Gay men's sexual behaviour will soon have less of an impact on their ability to give blood after an Australian Red Cross pitch to cut red tape.
Laws preventing men who've had sex with men from donating will change from a 12 months' abstinence requirement to three months following a submission from Lifeblood to the Australian regulator, the Therapeutic Goods Administration.
Lifeblood initially proposed postponement to three months for whole blood. It then provided a further submission to include plasma and platelet donations.
"We're pleased that the TGA has approved our submissions to reduce the postponements for whole blood, plasma and platelet donations to three months and can report that our proposal has been agreed to by all Australian governments," a Lifeblood spokesperson said.

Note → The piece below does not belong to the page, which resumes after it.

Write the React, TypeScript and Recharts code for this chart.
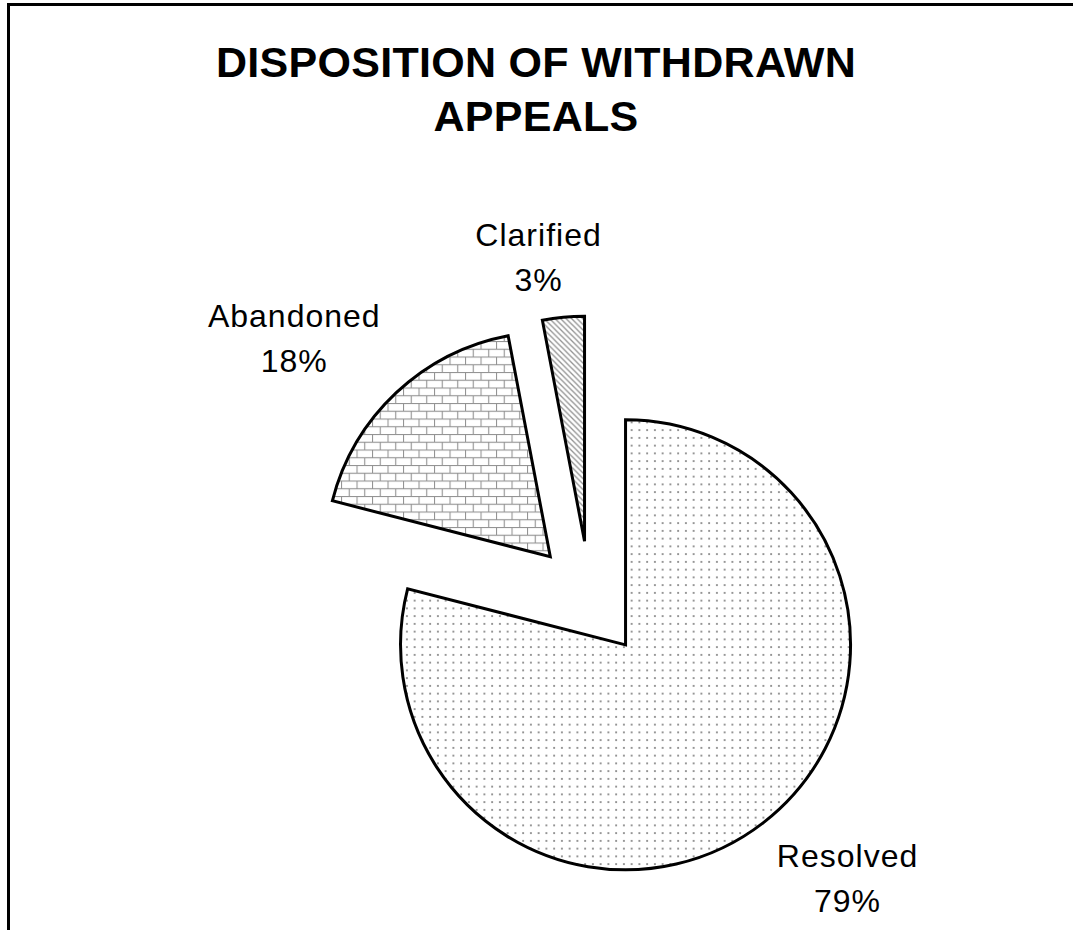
import { PieChart, Pie, Cell } from "recharts";

const categories = ["Resolved", "Abandoned", "Clarified"];
const shares = [79, 18, 3];

const data = categories.map((name, i) => ({ name, value: shares[i] }));

// pattern fills, same order as categories
const FILLS = ["url(#dots)", "url(#bricks)", "url(#diag)"];
// label anchor (centre x, first baseline) relative to each slice's apex
const LABEL_OFFSETS = [
  [222, 222],
  [-256, -230],
  [-46, -295],
];

const CENTER = { x: 590, y: 599 };
const EXPLODE = 58;
const RADIUS = 225;
const FONT = "'Liberation Sans', Arial, Helvetica, sans-serif";

const total = shares.reduce((a, b) => a + b, 0);

// every slice is pulled out along its mid angle (clockwise from 12 o'clock)
function sliceCenter(i: number) {
  const before = shares.slice(0, i).reduce((a, b) => a + b, 0);
  const mid = ((before + shares[i] / 2) / total) * 2 * Math.PI;
  return {
    cx: CENTER.x + EXPLODE * Math.sin(mid),
    cy: CENTER.y - EXPLODE * Math.cos(mid),
  };
}

const renderLabel = (slice: number) => (props: any) => {
  if (props.index !== slice) return null;
  const [dx, dy] = LABEL_OFFSETS[slice];
  const x = props.cx + dx;
  const y = props.cy + dy;
  return (
    <text
      x={x}
      y={y}
      textAnchor="middle"
      fontFamily={FONT}
      fontSize={32}
      letterSpacing={1}
      fill="#000"
    >
      <tspan x={x} dy={0}>
        {props.name}
      </tspan>
      <tspan x={x} dy={45}>
        {Math.round(props.percent * 100)}%
      </tspan>
    </text>
  );
};

export default function App() {
  return (
    <div style={{ position: "relative", width: 1073, height: 930, overflow: "hidden", background: "#fff" }}>
      <style>{"body { margin: 0; }"}</style>
      {/* chart frame: only its top and left edges fall inside the picture */}
      <div
        style={{
          position: "absolute",
          left: 7,
          top: 3,
          width: 1200,
          height: 1100,
          border: "3px solid #000",
          boxSizing: "border-box",
        }}
      />
      <PieChart
        width={1073}
        height={930}
        margin={{ top: 0, right: 0, bottom: 0, left: 0 }}
        style={{ position: "absolute", left: 0, top: 0 }}
      >
        <defs>
          <pattern id="dots" patternUnits="userSpaceOnUse" width={7.75} height={7.75}>
            <rect width={7.75} height={7.75} fill="#fff" />
            <circle cx={3.9} cy={3.9} r={1} fill="#777" />
          </pattern>
          <pattern id="bricks" patternUnits="userSpaceOnUse" width={15.5} height={15.5}>
            <rect width={15.5} height={15.5} fill="#fff" />
            <g stroke="#929292" strokeWidth={1.1}>
              <line x1={0} y1={0.5} x2={15.5} y2={0.5} />
              <line x1={0} y1={8.25} x2={15.5} y2={8.25} />
              <line x1={0.5} y1={0} x2={0.5} y2={7.75} />
              <line x1={8.25} y1={7.75} x2={8.25} y2={15.5} />
            </g>
          </pattern>
          <pattern id="diag" patternUnits="userSpaceOnUse" width={5.5} height={5.5}>
            <rect width={5.5} height={5.5} fill="#fff" />
            <g stroke="#929292" strokeWidth={1.3}>
              <line x1={0} y1={0} x2={5.5} y2={5.5} />
              <line x1={-1} y1={4.5} x2={1} y2={6.5} />
              <line x1={4.5} y1={-1} x2={6.5} y2={1} />
            </g>
          </pattern>
        </defs>

        <text x={536} y={77} textAnchor="middle" fontFamily={FONT} fontWeight="bold" fontSize={43} letterSpacing={0.3} fill="#000">
          DISPOSITION OF WITHDRAWN
        </text>
        <text x={536} y={131} textAnchor="middle" fontFamily={FONT} fontWeight="bold" fontSize={43} letterSpacing={0.3} fill="#000">
          APPEALS
        </text>

        {categories.map((cat, slice) => {
          const { cx, cy } = sliceCenter(slice);
          return (
            <Pie
              key={cat}
              data={data}
              dataKey="value"
              nameKey="name"
              cx={cx}
              cy={cy}
              innerRadius={0}
              outerRadius={RADIUS}
              startAngle={90}
              endAngle={-270}
              labelLine={false}
              label={renderLabel(slice)}
              isAnimationActive={false}
            >
              {data.map((d, i) => (
                <Cell
                  key={d.name}
                  fill={i === slice ? FILLS[i] : "none"}
                  stroke={i === slice ? "#000" : "none"}
                  strokeWidth={3}
                />
              ))}
            </Pie>
          );
        })}
      </PieChart>
    </div>
  );
}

A spokesperson for ACT Health said the TGA has advised that consideration of this regulatory change was required by all Australian governments and, accordingly, this work is underway in the ACT.

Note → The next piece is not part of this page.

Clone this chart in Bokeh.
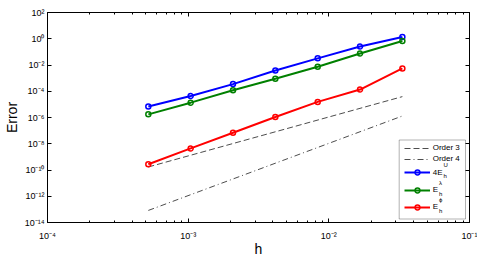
from bokeh.plotting import figure
from bokeh.models import (LogAxis, FixedTicker, CustomJSTickFormatter, Legend, LegendItem,
                          Label, BoxAnnotation, Range1d)
from bokeh.embed import file_html
from bokeh.resources import INLINE

# ---- data ----
h = [1/1920, 1/960, 1/480, 1/240, 1/120, 1/60, 1/30]
err_u4 = [6.8e-6, 4.4e-5, 3.5e-4, 3.8e-3, 3.2e-2, 2.6e-1, 1.38]      # 4 E_h^U
err_lam = [1.74e-6, 1.35e-5, 1.2e-4, 8.9e-4, 7.4e-3, 7.6e-2, 6.8e-1]  # E_h^lambda
err_phi = [2.75e-10, 4.4e-9, 6.9e-8, 1.1e-6, 1.55e-5, 1.35e-4, 5.5e-3]  # E_h^phi
ref_h = [1/1920, 1/30]
order3 = [1.7e-10, 3.9e-5]
order4 = [8.3e-14, 1.3e-6]

x_ticks = [1e-4, 1e-3, 1e-2, 1e-1]
x_minor = [m * 10.0 ** e for e in (-4, -3, -2) for m in range(2, 10)]
y_ticks = [1e-14, 1e-12, 1e-10, 1e-8, 1e-6, 1e-4, 1e-2, 1e0, 1e2]

legend_labels = ["Order 3", "Order 4", "4E", "E", "E"]
sup_labels = ["U", "\u03bb", "\u03d5"]

FONT = "Liberation Sans"
BLUE, GREEN, RED, GREY = "#0000ff", "#008000", "#ff0000", "#4d4d4d"

FRAME_L, FRAME_B = 45, 222.5   # page px of frame left / bottom (for annotations)

p = figure(frame_width=422, frame_height=210, x_axis_type="log", y_axis_type="log",
           x_range=Range1d(1e-4, 1e-1), y_range=Range1d(1e-14, 1e2),
           output_backend="svg", toolbar_location=None,
           min_border_left=37, min_border_right=8, min_border_top=12, min_border_bottom=10)
p.xgrid.visible = False
p.ygrid.visible = False
p.outline_line_color = "black"
p.outline_line_width = 1
p.background_fill_color = "white"
p.border_fill_color = "white"

sup_js = """
const sup = {'-':'\u207b','0':'\u2070','1':'\u00b9','2':'\u00b2','3':'\u00b3','4':'\u2074',
             '5':'\u2075','6':'\u2076','7':'\u2077','8':'\u2078','9':'\u2079'};
const e = Math.round(Math.log10(tick));
return '10' + String(e).split('').map(c => sup[c]).join('');
"""

def style_axis(ax):
    ax.major_tick_in = 4
    ax.major_tick_out = 0
    ax.minor_tick_in = 2
    ax.minor_tick_out = 0
    ax.axis_line_color = "black"
    ax.major_tick_line_color = "black"
    ax.minor_tick_line_color = "black"
    ax.major_label_text_font = FONT
    ax.major_label_text_font_size = "9px"
    ax.major_label_text_color = "black"
    ax.axis_label_text_font = FONT
    ax.axis_label_text_font_style = "normal"
    ax.axis_label_text_color = "black"

xa = p.xaxis[0]
xa.ticker = FixedTicker(ticks=x_ticks, minor_ticks=x_minor)
xa.formatter = CustomJSTickFormatter(code=sup_js)
style_axis(xa)
xa.axis_label = "h"
xa.axis_label_text_font_size = "14px"
xa.major_label_standoff = 8
xa.axis_label_standoff = -3

ya = p.yaxis[0]
ya.ticker = FixedTicker(ticks=y_ticks, minor_ticks=[])
ya.formatter = CustomJSTickFormatter(code=sup_js)
style_axis(ya)
ya.axis_label = "Error"
ya.axis_label_text_font_size = "14px"
ya.major_label_standoff = 3
ya.axis_label_standoff = 2

top = LogAxis(ticker=FixedTicker(ticks=x_ticks, minor_ticks=x_minor),
              formatter=CustomJSTickFormatter(code="return ''"), major_label_standoff=0)
style_axis(top)
p.add_layout(top, "above")
right = LogAxis(ticker=FixedTicker(ticks=y_ticks, minor_ticks=[]),
                formatter=CustomJSTickFormatter(code="return ''"), major_label_standoff=0)
style_axis(right)
p.add_layout(right, "right")

# ---- glyphs ----
r3 = p.line(ref_h, order3, line_color=GREY, line_width=1, line_dash="6 3")
r4 = p.line(ref_h, order4, line_color=GREY, line_width=1, line_dash="6 3 1 3")

series = []
for ys, col in ((err_u4, BLUE), (err_lam, GREEN), (err_phi, RED)):
    ln = p.line(h, ys, line_color=col, line_width=2)
    sc = p.scatter(h, ys, marker="circle", size=5, line_color=col, line_width=1.5,
                   fill_alpha=0)
    series.append((ln, sc))

# ---- legend (MATLAB-like box) ----
frame_box = BoxAnnotation(left=396.7 - FRAME_L, right=463 - FRAME_L,
                          top=FRAME_B - 140, bottom=FRAME_B - 219,
                          left_units="screen", right_units="screen",
                          top_units="screen", bottom_units="screen",
                          fill_color="white", fill_alpha=1,
                          line_color="black", line_width=1, level="underlay")
p.add_layout(frame_box)

rows = [
    ([r3], 148.3, 10, "middle"),
    ([r4], 159.3, 10, "middle"),
    (list(series[0]), 172.7, 12, "bottom"),
    (list(series[1]), 190.0, 12, "bottom"),
    (list(series[2]), 207.3, 12, "bottom"),
]
for (rends, yc, gh, base), lab in zip(rows, legend_labels):
    lg = Legend(items=[LegendItem(label=lab, renderers=rends)],
                location=(401.7 - FRAME_L, FRAME_B - yc - gh / 2),
                margin=0, padding=0, spacing=0,
                glyph_width=26, glyph_height=gh, label_height=gh, label_standoff=3,
                border_line_alpha=0, background_fill_alpha=0,
                label_text_font=FONT, label_text_font_size="8px",
                label_text_color="black", label_text_baseline=base)
    p.add_layout(lg)

# superscripts / subscripts of the legend labels
sub_pos = [(441.0, 164.5, 175.5), (436.5, 182.5, 193.5), (436.5, 199.5, 210.5)]
for s, (xs, ysup, ysub) in zip(sup_labels, sub_pos):
    for txt, yy in ((s, ysup), ("h", ysub)):
        p.add_layout(Label(x=xs - FRAME_L, y=FRAME_B - yy, x_units="screen", y_units="screen",
                           text=txt, text_font=FONT, text_font_size="6px",
                           text_baseline="middle", text_align="left", text_color="black"))

open("out.html", "w").write(file_html(p, INLINE))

"The ACT government is working through the implications of this TGA decision," the spokesperson said.
"The area undertaking this work is the same area responsible for our response to the COVID-19 pandemic. Unavoidably, this has affected the speed of the process somewhat."
Advisory body scientists and medical professionals, alongside recommendations from the Advisory Committee on Biologicals, determined the 12-month deferral period for donors whose sexual practices put them at increased risk of blood, cell or tissue transmission infected diseases was unnecessary.
The deferral period is applied to donor groups Lifeblood identified as high risk, including sex workers and homosexuals.
Lifeblood flagged those groups as a higher risk for transmissions of viral infections, HIV, the virus causing AIDS, of particular concern.
Restrictions exist despite a national campaign to address blood donation shortages which has requested more than 800 donors come forward in the ACT over the next two weeks.
ANU Queer* Department's Vincent Li said while the reduction from 12 months to three is a move in the right direction any time limitation still felt queerphobic.
"The policy dated back to the 1980s to the AIDS crisis around the better part of the world," he said.
Mr Li said advancements in research and technology now allowed Lifeblood to screen for HIV and Hepatitis.
"If you're already going to do those two screenings which you have an irrational fear that queer man might be more likely to be exposed to, why are you putting three month abstinence in place?"
The Australian Federation of AIDS Organisations Chief Executive Officer Darryl O'Donnell said the decision better aligned blood donation policy with science.
"The previous 12-month deferral period was excessive," Mr O'Donnell said.
Mr O'Donnell noted the deferral did not yet apply to people who use the HIV prevention medicine pre-exposure prophylaxis.
"The widespread use of PrEP outside clinical trials is relatively recent and there hasn't been enough real-world data at this stage to support a shorter deferral period for PrEP users. We're continuing to work closely with Lifeblood on this issue and will advocate for a lower deferral as soon as evidence allows," he said.
Lifeblood has been deferring donors who declare a history of male to male sex since the mid-1980s. The current 12 month deferral period was introduced in 2000 and was considered liberal.
Over the past few years, a number of international regulators have moved to reduce deferral periods for donors with high risk sexual practices, based on accumulating scientific evidence.
In November 2017, the United Kingdom began moving from 12 to three months for deferrals for all sexual activity-based risks including male-to-male sex.
Canada and the United States also reduced the blood donation waiting period for men who have sex with men from one year to three months in 2019 and 2020.
The deferral period for high-risk sexual practices in New Zealand remains at 12 months.